#### RECORDED INFORMATION

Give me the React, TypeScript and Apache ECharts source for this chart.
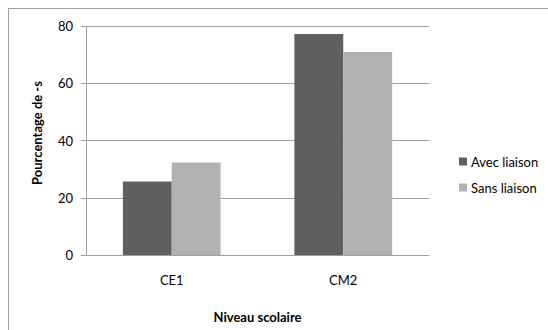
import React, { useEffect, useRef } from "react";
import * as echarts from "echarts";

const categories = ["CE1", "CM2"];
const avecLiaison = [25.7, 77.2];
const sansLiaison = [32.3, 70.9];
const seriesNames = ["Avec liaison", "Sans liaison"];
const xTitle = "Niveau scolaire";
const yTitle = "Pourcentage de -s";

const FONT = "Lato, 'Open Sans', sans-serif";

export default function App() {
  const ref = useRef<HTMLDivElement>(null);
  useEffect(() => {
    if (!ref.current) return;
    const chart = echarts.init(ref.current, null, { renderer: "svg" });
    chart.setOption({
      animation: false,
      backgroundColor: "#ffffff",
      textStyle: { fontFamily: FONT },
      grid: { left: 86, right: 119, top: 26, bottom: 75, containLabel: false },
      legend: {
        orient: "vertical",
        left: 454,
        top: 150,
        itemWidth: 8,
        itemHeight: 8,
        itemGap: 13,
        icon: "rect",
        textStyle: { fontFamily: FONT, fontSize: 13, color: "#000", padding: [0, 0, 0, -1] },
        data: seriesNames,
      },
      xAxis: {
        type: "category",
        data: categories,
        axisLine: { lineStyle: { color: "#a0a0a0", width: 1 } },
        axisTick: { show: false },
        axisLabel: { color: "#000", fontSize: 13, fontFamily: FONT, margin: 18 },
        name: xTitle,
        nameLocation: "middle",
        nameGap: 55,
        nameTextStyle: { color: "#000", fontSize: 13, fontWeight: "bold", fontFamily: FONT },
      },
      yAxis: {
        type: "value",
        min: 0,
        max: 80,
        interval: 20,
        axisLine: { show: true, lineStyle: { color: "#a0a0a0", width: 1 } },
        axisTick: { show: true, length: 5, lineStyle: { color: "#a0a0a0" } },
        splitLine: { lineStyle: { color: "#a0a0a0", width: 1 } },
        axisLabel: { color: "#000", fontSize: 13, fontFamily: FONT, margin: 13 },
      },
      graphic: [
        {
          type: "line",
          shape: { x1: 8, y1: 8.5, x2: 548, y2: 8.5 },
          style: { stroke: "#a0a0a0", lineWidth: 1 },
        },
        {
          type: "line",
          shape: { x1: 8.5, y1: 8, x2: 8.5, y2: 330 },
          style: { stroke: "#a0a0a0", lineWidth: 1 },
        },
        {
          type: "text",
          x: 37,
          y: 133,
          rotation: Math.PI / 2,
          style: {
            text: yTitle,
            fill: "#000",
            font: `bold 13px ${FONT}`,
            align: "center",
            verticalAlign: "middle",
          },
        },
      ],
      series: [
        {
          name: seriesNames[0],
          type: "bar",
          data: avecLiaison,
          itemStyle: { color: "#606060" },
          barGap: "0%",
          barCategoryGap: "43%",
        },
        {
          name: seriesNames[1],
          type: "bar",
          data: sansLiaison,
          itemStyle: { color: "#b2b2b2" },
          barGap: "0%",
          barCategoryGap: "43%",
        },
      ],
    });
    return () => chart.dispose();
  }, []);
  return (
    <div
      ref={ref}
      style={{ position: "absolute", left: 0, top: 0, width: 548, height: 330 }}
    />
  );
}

########

STATED EXERCISE
From the listing, extract all text exactly as given and drop any picture.

TASK RESULT
Give me the React, TypeScript and Apache ECharts source for this chart.
import React, { useEffect, useRef } from "react";
import * as echarts from "echarts";

const categories = ["CE1", "CM2"];
const avecLiaison = [25.7, 77.2];
const sansLiaison = [32.3, 70.9];
const seriesNames = ["Avec liaison", "Sans liaison"];
const xTitle = "Niveau scolaire";
const yTitle = "Pourcentage de -s";

const FONT = "Lato, 'Open Sans', sans-serif";

export default function App() {
  const ref = useRef<HTMLDivElement>(null);
  useEffect(() => {
    if (!ref.current) return;
    const chart = echarts.init(ref.current, null, { renderer: "svg" });
    chart.setOption({
      animation: false,
      backgroundColor: "#ffffff",
      textStyle: { fontFamily: FONT },
      grid: { left: 86, right: 119, top: 26, bottom: 75, containLabel: false },
      legend: {
        orient: "vertical",
        left: 454,
        top: 150,
        itemWidth: 8,
        itemHeight: 8,
        itemGap: 13,
        icon: "rect",
        textStyle: { fontFamily: FONT, fontSize: 13, color: "#000", padding: [0, 0, 0, -1] },
        data: seriesNames,
      },
      xAxis: {
        type: "category",
        data: categories,
        axisLine: { lineStyle: { color: "#a0a0a0", width: 1 } },
        axisTick: { show: false },
        axisLabel: { color: "#000", fontSize: 13, fontFamily: FONT, margin: 18 },
        name: xTitle,
        nameLocation: "middle",
        nameGap: 55,
        nameTextStyle: { color: "#000", fontSize: 13, fontWeight: "bold", fontFamily: FONT },
      },
      yAxis: {
        type: "value",
        min: 0,
        max: 80,
        interval: 20,
        axisLine: { show: true, lineStyle: { color: "#a0a0a0", width: 1 } },
        axisTick: { show: true, length: 5, lineStyle: { color: "#a0a0a0" } },
        splitLine: { lineStyle: { color: "#a0a0a0", width: 1 } },
        axisLabel: { color: "#000", fontSize: 13, fontFamily: FONT, margin: 13 },
      },
      graphic: [
        {
          type: "line",
          shape: { x1: 8, y1: 8.5, x2: 548, y2: 8.5 },
          style: { stroke: "#a0a0a0", lineWidth: 1 },
        },
        {
          type: "line",
          shape: { x1: 8.5, y1: 8, x2: 8.5, y2: 330 },
          style: { stroke: "#a0a0a0", lineWidth: 1 },
        },
        {
          type: "text",
          x: 37,
          y: 133,
          rotation: Math.PI / 2,
          style: {
            text: yTitle,
            fill: "#000",
            font: `bold 13px ${FONT}`,
            align: "center",
            verticalAlign: "middle",
          },
        },
      ],
      series: [
        {
          name: seriesNames[0],
          type: "bar",
          data: avecLiaison,
          itemStyle: { color: "#606060" },
          barGap: "0%",
          barCategoryGap: "43%",
        },
        {
          name: seriesNames[1],
          type: "bar",
          data: sansLiaison,
          itemStyle: { color: "#b2b2b2" },
          barGap: "0%",
          barCategoryGap: "43%",
        },
      ],
    });
    return () => chart.dispose();
  }, []);
  return (
    <div
      ref={ref}
      style={{ position: "absolute", left: 0, top: 0, width: 548, height: 330 }}
    />
  );
}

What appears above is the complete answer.